Seeing Walter’s suicide attempts within the first few minutes generate uncomfortable chuckles. All of a sudden there is a light at the end of the tunnel in the form of a beaver hand puppet. Using the puppet (more than proficiently handled and voiced by Gibson in a cockney accent) as a way to communicate while being emotionally distant, The Beaver goes on to dissect if Walter is reconstructing his life or further dismantling it.
Interminably bleak, The Beaver is a brave film for Foster to make. Finding just the right tone of dreariness and hope and with a fairly surrealistic concept, The Beaver is held down in reality, giving it an interesting and relatable perspective.
Written by newcomer Kyle Killen, The Beaver is smart, poignant, and anything but formulaic. However, Foster’s handholding directing style drags down some of the more interesting twists and turns the story has to offer; yelling what is going on instead of whispering, making things fairly easy to predict. Foster does get many things right, though. The coldness of the film’s color palette makes the viewers feel as isolated as the characters (but in a suiting way), the tone is near pitch perfect, and the acting is all around superb. Where Foster fumbles is wavering towards the middle on how much the audience can take, inserting some odd humor to lighten the mood that never really hits the mark. The jokes abruptly end to make way for the final act that confuses surprise and bravery for jumping the tracks.
While I personally do not think highly of Mel Gibson (and Hollywood is holding its breath on The Beaver’s box office, finally being released on limited screens after a long delay. He also has another film, How I Spent My Summer Vacation, that though completed for nearly a year, still has no distributor attached), he delivers a first-rate performance that is the best of the year so far.

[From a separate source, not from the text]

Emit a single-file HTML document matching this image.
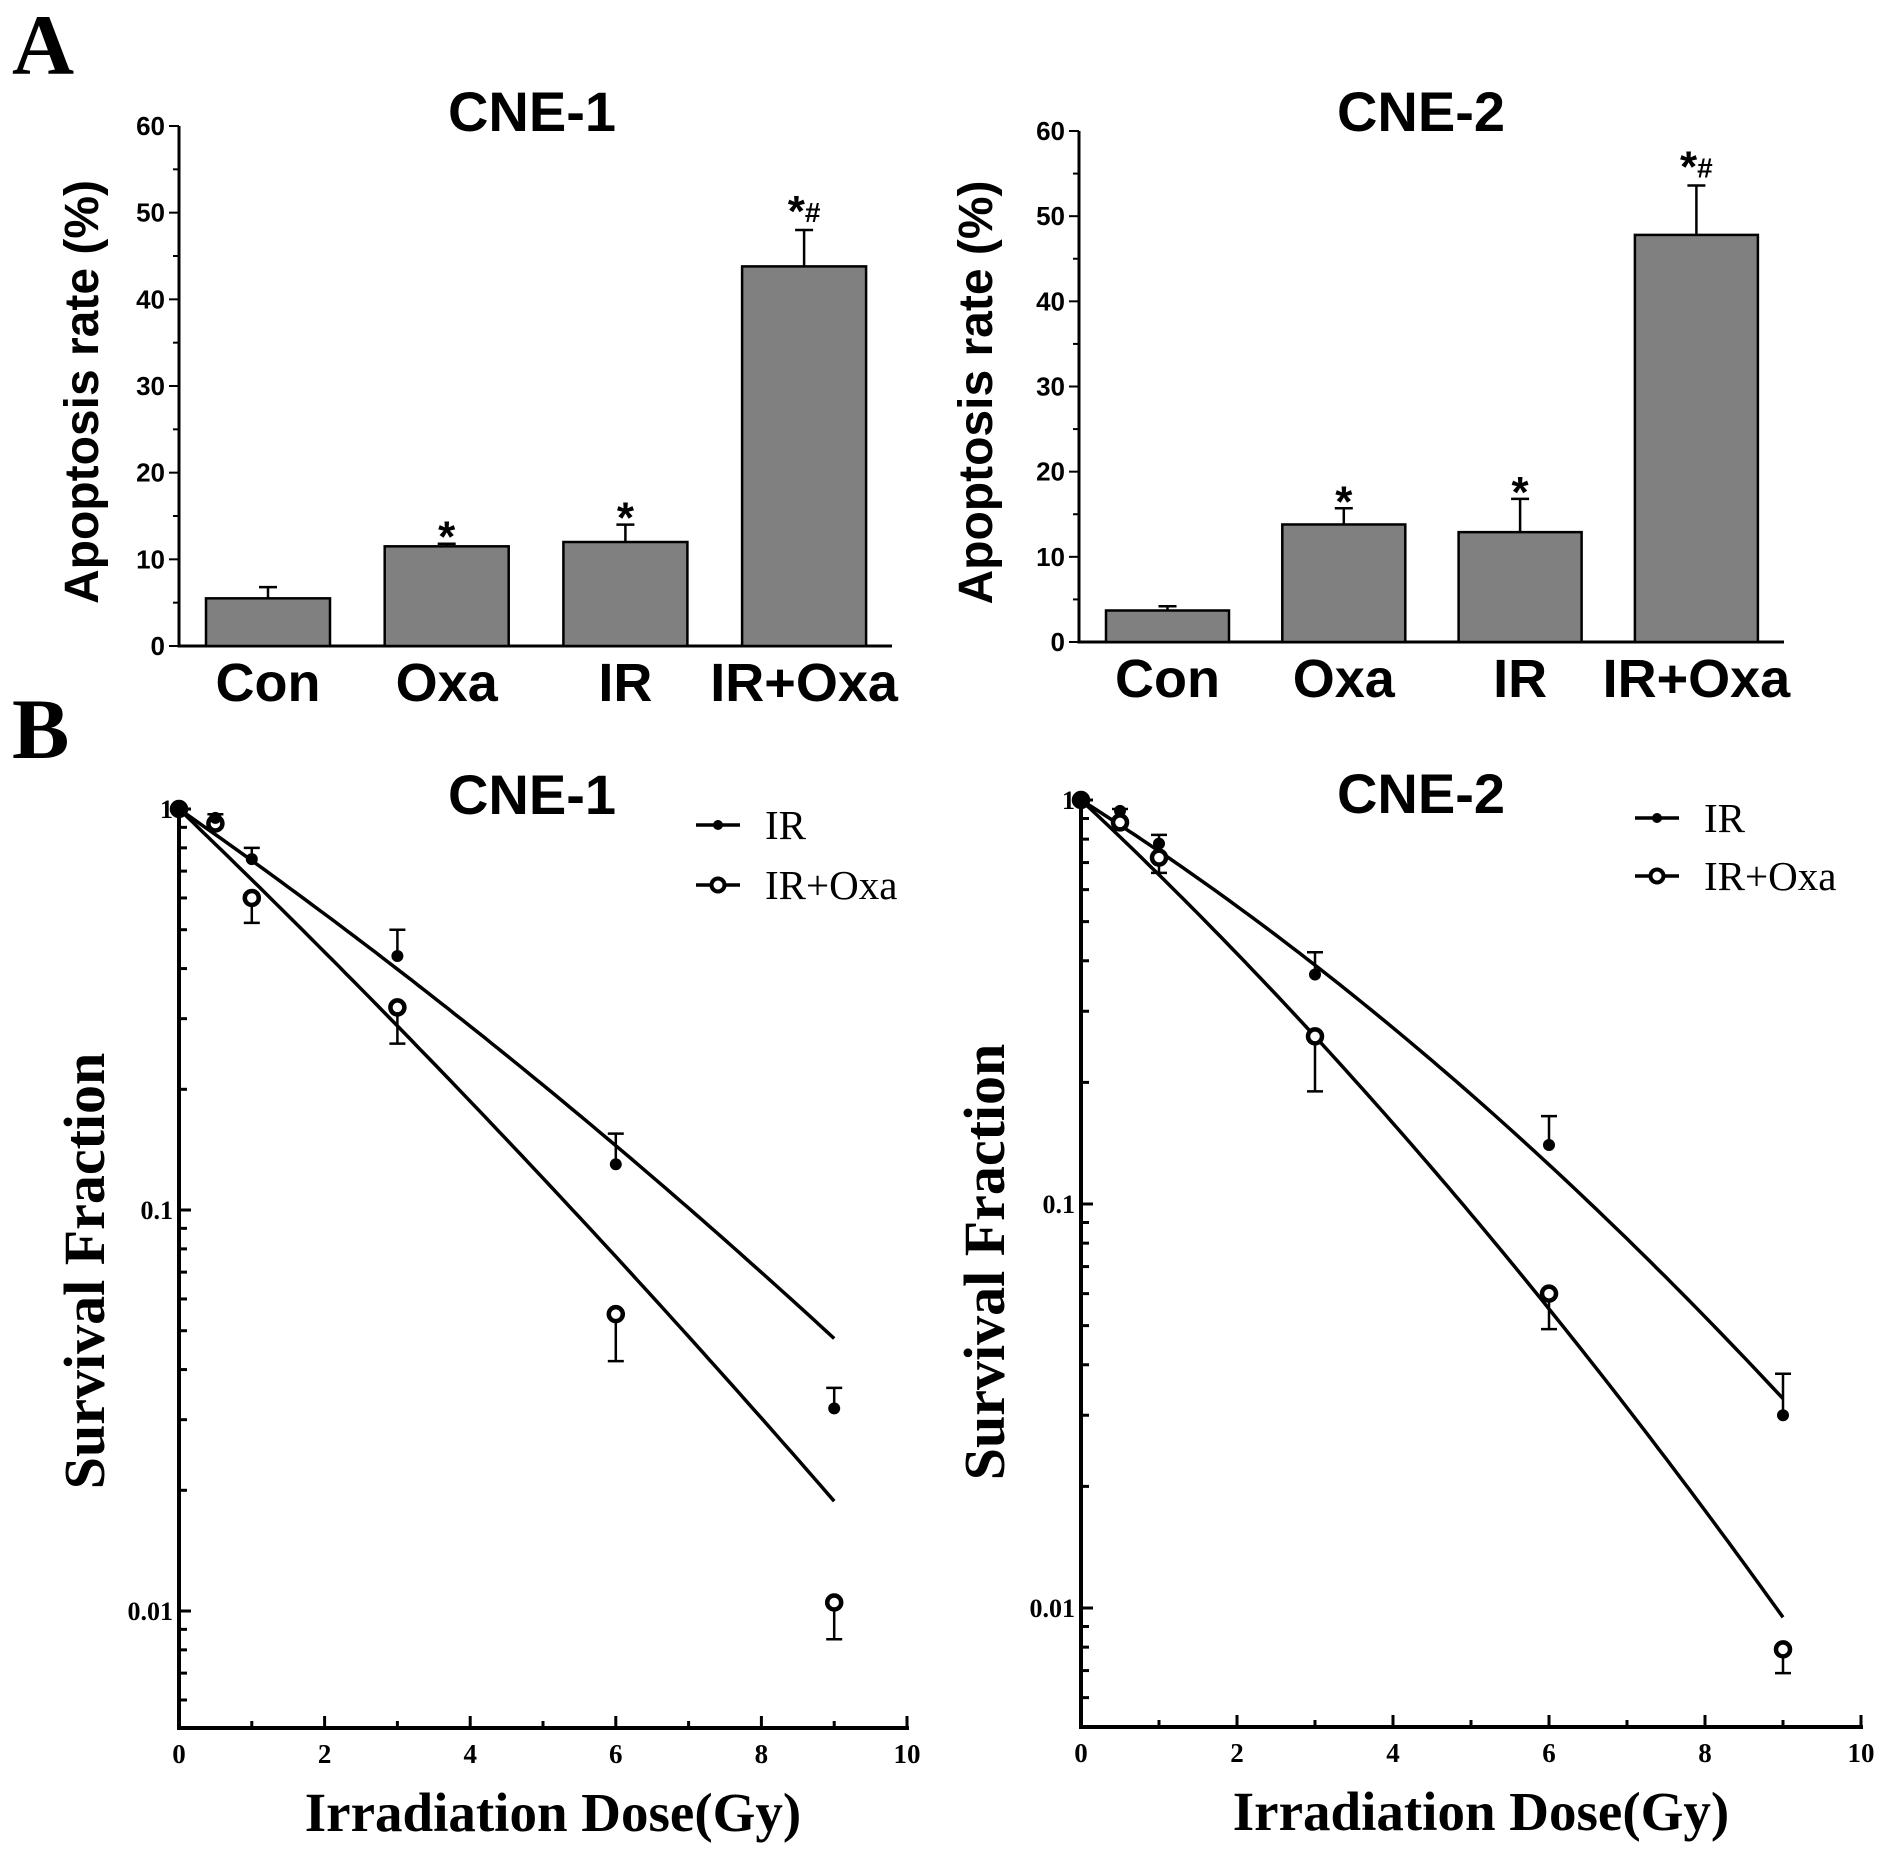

With a diverse showcase of emotions ranging from suicidal to confident media superstar (turns out that a lot of talk show hosts are fascinated by a man who communicates with a beaver hand puppet), Gibson reminds us why he was an A-lister in the first place, pre-‘00s. Possibly able to fall back on a career of puppeteering if The Beaver tanks, Gibson’s commitment to the two characters he plays (Walter and the Beaver) is remarkable. In lesser hands, the role could be tongue-in-cheek (let’s face it, he is living through a hand puppet), but with Foster’s guidance, this fatal possibility never comes close to fruition.
Jodie Foster, not stretching much from her typical strong mother roles, is the glue that holds this movie together. As the voice of reason, Foster (who has less screen time than expected) unfortunately gets overshadowed as the straight man to Mel’s puppet tricks.
Speaking of screen time, my favorite young Hollywood actor, the ever-eclectic Anton Yelchin, has entirely too much. Paralleling Mel’s qualities almost eerily, Yelchin continually manages to surprise me with his acting abilities. Unfortunately, there is the expression of there being too much of a good thing. While there is a sweet story involving Porter writing the valedictorian’s graduation speech (played finely by Hollywood It-Girl Jennifer Lawrence), Foster devotes too much time to this element. Although it serves a function, with the film running at a brisk 91 minutes, the juggling of the two plotlines seems lopsided.
With a similar release pattern as Summit’s Oscar juggernaut The Hurt Locker, I’d imagine that The Beaver would perform more like another one of their releases, The Ghost Writer. While a fantastic film, the ill-received Roman Polanski directing it (who Jodie Foster is working with currently on Gods of Carnage – she needs to work with a Hollywood sweetheart stat! Where’s Sandra Bullock?) voided the movie from any award and audience consideration. And while Gibson might have dammed The Beaver by his polarizing presence, if audiences give the film a chance, they might be surprised how moving a hand puppet can truly be. Don’t be fooled by the title; The Beaver is anything but wooden.